━━━ COLLECTED MATERIAL
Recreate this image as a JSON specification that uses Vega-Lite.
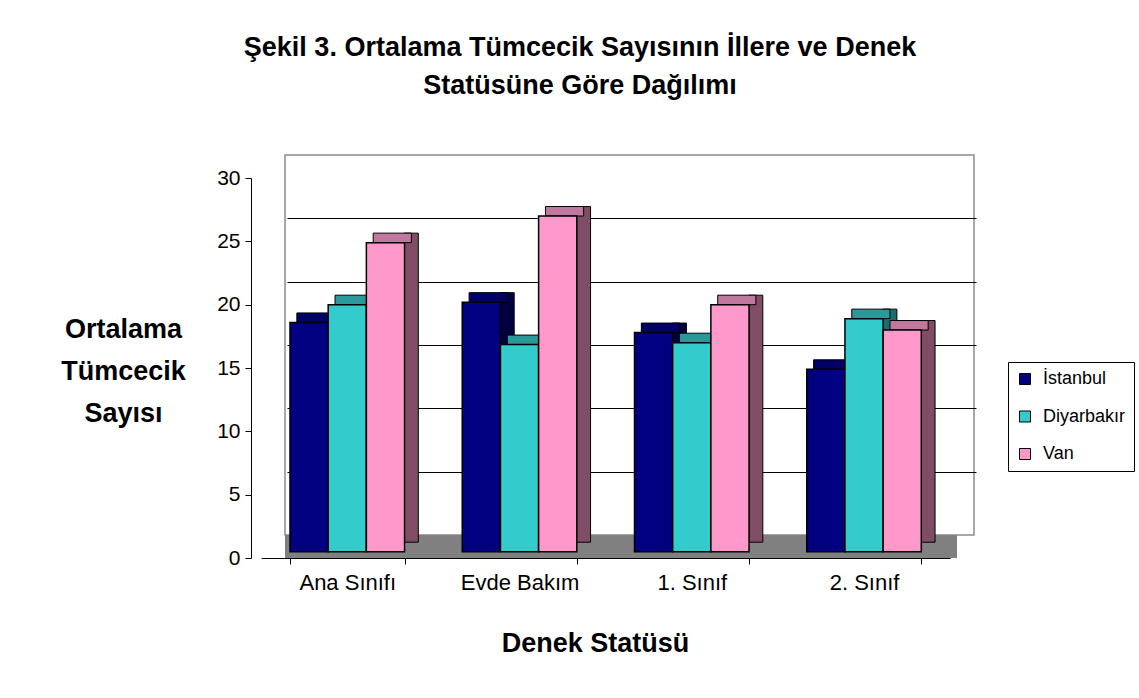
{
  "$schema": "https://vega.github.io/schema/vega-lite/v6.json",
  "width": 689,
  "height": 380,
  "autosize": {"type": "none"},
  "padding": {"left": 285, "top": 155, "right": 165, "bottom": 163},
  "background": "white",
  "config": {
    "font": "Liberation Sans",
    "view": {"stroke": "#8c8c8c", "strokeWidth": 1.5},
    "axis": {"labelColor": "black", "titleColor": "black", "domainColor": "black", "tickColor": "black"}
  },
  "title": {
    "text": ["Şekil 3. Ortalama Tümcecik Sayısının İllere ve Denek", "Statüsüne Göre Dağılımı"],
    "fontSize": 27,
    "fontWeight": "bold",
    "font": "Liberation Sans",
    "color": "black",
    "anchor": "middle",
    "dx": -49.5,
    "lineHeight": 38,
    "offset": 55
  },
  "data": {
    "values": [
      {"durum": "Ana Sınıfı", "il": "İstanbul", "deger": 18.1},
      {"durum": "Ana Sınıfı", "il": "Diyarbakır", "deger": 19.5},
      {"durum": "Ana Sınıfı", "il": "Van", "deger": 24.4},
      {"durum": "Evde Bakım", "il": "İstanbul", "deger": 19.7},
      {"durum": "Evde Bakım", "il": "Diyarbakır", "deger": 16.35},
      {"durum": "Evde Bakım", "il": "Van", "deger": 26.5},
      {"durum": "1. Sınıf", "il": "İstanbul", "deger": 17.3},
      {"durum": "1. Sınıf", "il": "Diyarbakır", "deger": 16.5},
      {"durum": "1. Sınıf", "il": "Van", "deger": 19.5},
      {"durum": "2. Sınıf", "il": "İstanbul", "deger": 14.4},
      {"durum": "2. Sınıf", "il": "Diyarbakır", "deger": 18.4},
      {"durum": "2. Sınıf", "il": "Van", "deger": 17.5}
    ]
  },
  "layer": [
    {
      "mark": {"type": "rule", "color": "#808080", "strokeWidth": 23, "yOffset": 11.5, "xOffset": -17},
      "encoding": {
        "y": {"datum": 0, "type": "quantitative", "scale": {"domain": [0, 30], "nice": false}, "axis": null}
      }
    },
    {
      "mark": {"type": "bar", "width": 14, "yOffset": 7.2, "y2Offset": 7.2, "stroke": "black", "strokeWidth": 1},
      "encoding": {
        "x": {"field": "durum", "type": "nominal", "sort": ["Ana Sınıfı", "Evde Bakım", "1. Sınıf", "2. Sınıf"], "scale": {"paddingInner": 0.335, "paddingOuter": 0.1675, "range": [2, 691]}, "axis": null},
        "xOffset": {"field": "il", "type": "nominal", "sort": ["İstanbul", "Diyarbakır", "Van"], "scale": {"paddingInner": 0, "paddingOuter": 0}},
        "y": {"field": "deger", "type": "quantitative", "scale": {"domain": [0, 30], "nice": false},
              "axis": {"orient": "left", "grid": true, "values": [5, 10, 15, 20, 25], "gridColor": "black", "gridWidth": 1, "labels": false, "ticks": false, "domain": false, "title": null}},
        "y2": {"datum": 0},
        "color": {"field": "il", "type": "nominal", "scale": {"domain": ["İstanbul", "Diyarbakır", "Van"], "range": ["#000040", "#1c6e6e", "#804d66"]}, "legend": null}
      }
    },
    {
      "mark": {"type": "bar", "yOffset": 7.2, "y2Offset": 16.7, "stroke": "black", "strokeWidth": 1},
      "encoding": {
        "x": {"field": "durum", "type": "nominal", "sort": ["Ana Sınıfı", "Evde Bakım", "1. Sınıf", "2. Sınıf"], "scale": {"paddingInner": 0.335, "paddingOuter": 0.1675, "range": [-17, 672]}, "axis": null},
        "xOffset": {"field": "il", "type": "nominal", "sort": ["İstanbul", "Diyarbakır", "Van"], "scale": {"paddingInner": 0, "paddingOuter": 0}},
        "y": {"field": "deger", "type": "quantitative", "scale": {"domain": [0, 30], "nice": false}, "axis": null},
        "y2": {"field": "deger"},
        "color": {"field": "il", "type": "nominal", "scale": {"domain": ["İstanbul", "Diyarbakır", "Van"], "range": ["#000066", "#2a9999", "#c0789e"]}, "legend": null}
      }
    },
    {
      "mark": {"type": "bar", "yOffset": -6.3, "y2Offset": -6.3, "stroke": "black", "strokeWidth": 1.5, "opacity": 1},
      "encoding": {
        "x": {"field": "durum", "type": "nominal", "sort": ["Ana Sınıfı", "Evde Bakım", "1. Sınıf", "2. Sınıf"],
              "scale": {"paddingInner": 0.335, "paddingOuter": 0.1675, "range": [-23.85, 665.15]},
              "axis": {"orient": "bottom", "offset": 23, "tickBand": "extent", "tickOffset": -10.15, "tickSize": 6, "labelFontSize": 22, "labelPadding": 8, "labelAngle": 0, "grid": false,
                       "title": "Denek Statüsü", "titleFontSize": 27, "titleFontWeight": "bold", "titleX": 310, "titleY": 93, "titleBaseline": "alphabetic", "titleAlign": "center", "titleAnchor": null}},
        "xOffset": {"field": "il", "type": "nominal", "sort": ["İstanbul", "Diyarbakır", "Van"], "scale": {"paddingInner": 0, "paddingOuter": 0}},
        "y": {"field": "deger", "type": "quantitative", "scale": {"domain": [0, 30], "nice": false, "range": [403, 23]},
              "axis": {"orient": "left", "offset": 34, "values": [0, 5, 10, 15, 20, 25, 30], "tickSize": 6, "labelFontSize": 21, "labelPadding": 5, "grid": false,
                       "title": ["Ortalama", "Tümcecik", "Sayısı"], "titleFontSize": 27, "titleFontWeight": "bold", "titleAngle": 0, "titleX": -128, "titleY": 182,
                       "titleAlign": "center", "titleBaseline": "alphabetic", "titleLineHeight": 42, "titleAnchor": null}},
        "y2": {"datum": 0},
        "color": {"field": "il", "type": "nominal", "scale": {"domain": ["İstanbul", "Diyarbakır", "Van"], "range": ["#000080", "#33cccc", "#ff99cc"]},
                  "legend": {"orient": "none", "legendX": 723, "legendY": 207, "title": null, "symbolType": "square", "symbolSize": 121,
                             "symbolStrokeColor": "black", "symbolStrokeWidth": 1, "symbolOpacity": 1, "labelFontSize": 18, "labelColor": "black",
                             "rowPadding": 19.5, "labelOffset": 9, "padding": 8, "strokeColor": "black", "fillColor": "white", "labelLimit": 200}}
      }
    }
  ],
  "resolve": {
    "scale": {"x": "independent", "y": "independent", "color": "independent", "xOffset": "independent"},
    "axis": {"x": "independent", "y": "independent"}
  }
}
━━━━━━
WHAT IS EXPECTED: All of the data needs repeating exactly, but the pictures do not.

CORRECT ANSWER:
Recreate this image as a JSON specification that uses Vega-Lite.
{
  "$schema": "https://vega.github.io/schema/vega-lite/v6.json",
  "width": 689,
  "height": 380,
  "autosize": {"type": "none"},
  "padding": {"left": 285, "top": 155, "right": 165, "bottom": 163},
  "background": "white",
  "config": {
    "font": "Liberation Sans",
    "view": {"stroke": "#8c8c8c", "strokeWidth": 1.5},
    "axis": {"labelColor": "black", "titleColor": "black", "domainColor": "black", "tickColor": "black"}
  },
  "title": {
    "text": ["Şekil 3. Ortalama Tümcecik Sayısının İllere ve Denek", "Statüsüne Göre Dağılımı"],
    "fontSize": 27,
    "fontWeight": "bold",
    "font": "Liberation Sans",
    "color": "black",
    "anchor": "middle",
    "dx": -49.5,
    "lineHeight": 38,
    "offset": 55
  },
  "data": {
    "values": [
      {"durum": "Ana Sınıfı", "il": "İstanbul", "deger": 18.1},
      {"durum": "Ana Sınıfı", "il": "Diyarbakır", "deger": 19.5},
      {"durum": "Ana Sınıfı", "il": "Van", "deger": 24.4},
      {"durum": "Evde Bakım", "il": "İstanbul", "deger": 19.7},
      {"durum": "Evde Bakım", "il": "Diyarbakır", "deger": 16.35},
      {"durum": "Evde Bakım", "il": "Van", "deger": 26.5},
      {"durum": "1. Sınıf", "il": "İstanbul", "deger": 17.3},
      {"durum": "1. Sınıf", "il": "Diyarbakır", "deger": 16.5},
      {"durum": "1. Sınıf", "il": "Van", "deger": 19.5},
      {"durum": "2. Sınıf", "il": "İstanbul", "deger": 14.4},
      {"durum": "2. Sınıf", "il": "Diyarbakır", "deger": 18.4},
      {"durum": "2. Sınıf", "il": "Van", "deger": 17.5}
    ]
  },
  "layer": [
    {
      "mark": {"type": "rule", "color": "#808080", "strokeWidth": 23, "yOffset": 11.5, "xOffset": -17},
      "encoding": {
        "y": {"datum": 0, "type": "quantitative", "scale": {"domain": [0, 30], "nice": false}, "axis": null}
      }
    },
    {
      "mark": {"type": "bar", "width": 14, "yOffset": 7.2, "y2Offset": 7.2, "stroke": "black", "strokeWidth": 1},
      "encoding": {
        "x": {"field": "durum", "type": "nominal", "sort": ["Ana Sınıfı", "Evde Bakım", "1. Sınıf", "2. Sınıf"], "scale": {"paddingInner": 0.335, "paddingOuter": 0.1675, "range": [2, 691]}, "axis": null},
        "xOffset": {"field": "il", "type": "nominal", "sort": ["İstanbul", "Diyarbakır", "Van"], "scale": {"paddingInner": 0, "paddingOuter": 0}},
        "y": {"field": "deger", "type": "quantitative", "scale": {"domain": [0, 30], "nice": false},
              "axis": {"orient": "left", "grid": true, "values": [5, 10, 15, 20, 25], "gridColor": "black", "gridWidth": 1, "labels": false, "ticks": false, "domain": false, "title": null}},
        "y2": {"datum": 0},
        "color": {"field": "il", "type": "nominal", "scale": {"domain": ["İstanbul", "Diyarbakır", "Van"], "range": ["#000040", "#1c6e6e", "#804d66"]}, "legend": null}
      }
    },
    {
      "mark": {"type": "bar", "yOffset": 7.2, "y2Offset": 16.7, "stroke": "black", "strokeWidth": 1},
      "encoding": {
        "x": {"field": "durum", "type": "nominal", "sort": ["Ana Sınıfı", "Evde Bakım", "1. Sınıf", "2. Sınıf"], "scale": {"paddingInner": 0.335, "paddingOuter": 0.1675, "range": [-17, 672]}, "axis": null},
        "xOffset": {"field": "il", "type": "nominal", "sort": ["İstanbul", "Diyarbakır", "Van"], "scale": {"paddingInner": 0, "paddingOuter": 0}},
        "y": {"field": "deger", "type": "quantitative", "scale": {"domain": [0, 30], "nice": false}, "axis": null},
        "y2": {"field": "deger"},
        "color": {"field": "il", "type": "nominal", "scale": {"domain": ["İstanbul", "Diyarbakır", "Van"], "range": ["#000066", "#2a9999", "#c0789e"]}, "legend": null}
      }
    },
    {
      "mark": {"type": "bar", "yOffset": -6.3, "y2Offset": -6.3, "stroke": "black", "strokeWidth": 1.5, "opacity": 1},
      "encoding": {
        "x": {"field": "durum", "type": "nominal", "sort": ["Ana Sınıfı", "Evde Bakım", "1. Sınıf", "2. Sınıf"],
              "scale": {"paddingInner": 0.335, "paddingOuter": 0.1675, "range": [-23.85, 665.15]},
              "axis": {"orient": "bottom", "offset": 23, "tickBand": "extent", "tickOffset": -10.15, "tickSize": 6, "labelFontSize": 22, "labelPadding": 8, "labelAngle": 0, "grid": false,
                       "title": "Denek Statüsü", "titleFontSize": 27, "titleFontWeight": "bold", "titleX": 310, "titleY": 93, "titleBaseline": "alphabetic", "titleAlign": "center", "titleAnchor": null}},
        "xOffset": {"field": "il", "type": "nominal", "sort": ["İstanbul", "Diyarbakır", "Van"], "scale": {"paddingInner": 0, "paddingOuter": 0}},
        "y": {"field": "deger", "type": "quantitative", "scale": {"domain": [0, 30], "nice": false, "range": [403, 23]},
              "axis": {"orient": "left", "offset": 34, "values": [0, 5, 10, 15, 20, 25, 30], "tickSize": 6, "labelFontSize": 21, "labelPadding": 5, "grid": false,
                       "title": ["Ortalama", "Tümcecik", "Sayısı"], "titleFontSize": 27, "titleFontWeight": "bold", "titleAngle": 0, "titleX": -128, "titleY": 182,
                       "titleAlign": "center", "titleBaseline": "alphabetic", "titleLineHeight": 42, "titleAnchor": null}},
        "y2": {"datum": 0},
        "color": {"field": "il", "type": "nominal", "scale": {"domain": ["İstanbul", "Diyarbakır", "Van"], "range": ["#000080", "#33cccc", "#ff99cc"]},
                  "legend": {"orient": "none", "legendX": 723, "legendY": 207, "title": null, "symbolType": "square", "symbolSize": 121,
                             "symbolStrokeColor": "black", "symbolStrokeWidth": 1, "symbolOpacity": 1, "labelFontSize": 18, "labelColor": "black",
                             "rowPadding": 19.5, "labelOffset": 9, "padding": 8, "strokeColor": "black", "fillColor": "white", "labelLimit": 200}}
      }
    }
  ],
  "resolve": {
    "scale": {"x": "independent", "y": "independent", "color": "independent", "xOffset": "independent"},
    "axis": {"x": "independent", "y": "independent"}
  }
}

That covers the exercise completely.